Holly MacKenzie - Raptors.com
Through three games in Las Vegas, Bruno Caboclo has been the main story for the Toronto Raptors. Attention wise, Lucas “Bebe” Nogueira has backed him up. Flying under the radar, but piecing together a pair of noteworthy performances in two Raptors losses, is second-round pick DeAndre Daniels.
The 6-foot-9 forward out of Connecticut had 12 points and five rebounds in Saturday’s loss to the Denver Nuggets. In Monday’s blowout loss to the Dallas Mavericks, Daniels led the Raptors with 16 points, six rebounds and two steals. Over the two games, Daniels shot 10-for-21 from the floor and made four of his 10 attempts from beyond the arc.”
"Whatever the coaches tell me to do, I’m going to do it,” Daniels said. "I’m just trying to go out there and compete. My main focus is trying to get better on defence when we play on the floor, just rotate and not try to be in the lane for three seconds, try to get in and out. I feel like that’s the biggest difference I’m trying to get adjusted to.”
While Daniels will need to work on gaining size to be able to compete on the NBA-level, his skill level, particularly his ability to handle the ball, has impressed summer league head coach Jesse Mermuys.

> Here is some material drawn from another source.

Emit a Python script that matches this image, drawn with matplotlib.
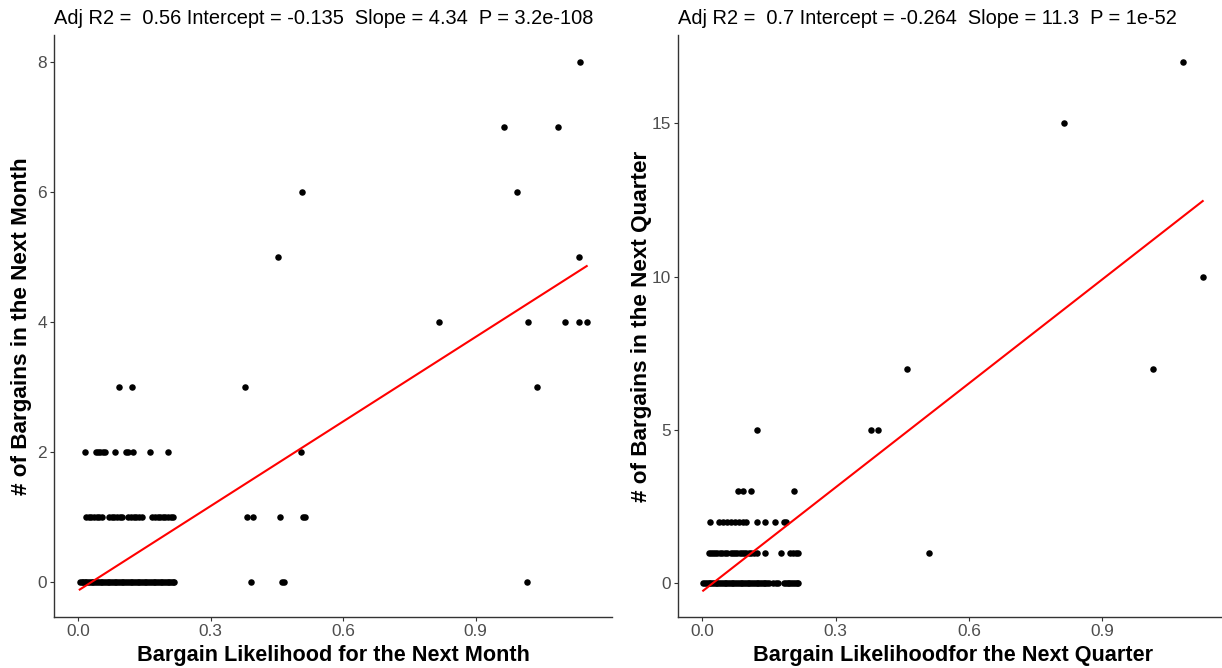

“I like what Dre’s done,” Mermuys said. “I really do. The biggest thing with him is obviously the physicality and his shot selection, learning how to fit within the team regardless of what position I play him at. But I like what I’ve seen. He’s got a much better handle than what you’d expect for a guy that’s played inside and is trying to develop as a three man.”
Dwane Casey pointed to the coaching and experience he received from playing with the 2014 NCAA Champion UConn Huskies as a reason why Daniels has been able to step in and contribute.
“He had great coaching in Connecticut,” Casey said. “He’s ahead [of Caboclo] just because he’s older. He had a lot more teaching in a championship program so he’s ahead. With him also he’s got to get stronger, but he’s doing a lot of good things on the court which I think in time will translate to the NBA game.”
Daniels called summer league a learning experience and said the biggest adjustment has been learning defensive techniques and rotations. After Monday’sgame, Mermuys discussed why young players can struggle to pick up things on the defensive end of the floor when they make the jump to the NBA.
“To the naked eye, it’s just basketball but when you coach in the NBA and play in the NBA you understand how technical it is,” Mermuys said. “It’s a very technical, very difficult game to learn because the players are so great the schemes have to be really impressive to stop those players.
“No one can stop anyone one on one, especially with the rules. There’s a lot of terms, terminology, coverages. It’s not just playing basketball. You’ve got to know what you’re doing while you’re trying to play as well as you can.”
Going into the tournament stage of summer league, Mermuys will shorten his rotation. During Tuesday’s practice the team scrimmaged and played two games in addition to going through a lot of individual drill work. Come tournament time, Mermuys is looking to see if his team can look more like the squad that won their opening game against the Lakers.
“I’m going to try to win that game. [We] take a 20-point blowout and then we take a 30-point blowout, we definitely wanted to see everybody play, everybody get an opportunity. I think at this point we want to go out and win a game. From that standpoint maybe a shorter rotation. Guys may not get as many minutes as they were accustomed to the first three games. I’m going to do what I can scheme wise, coaching wise, ATO wise to get a win.”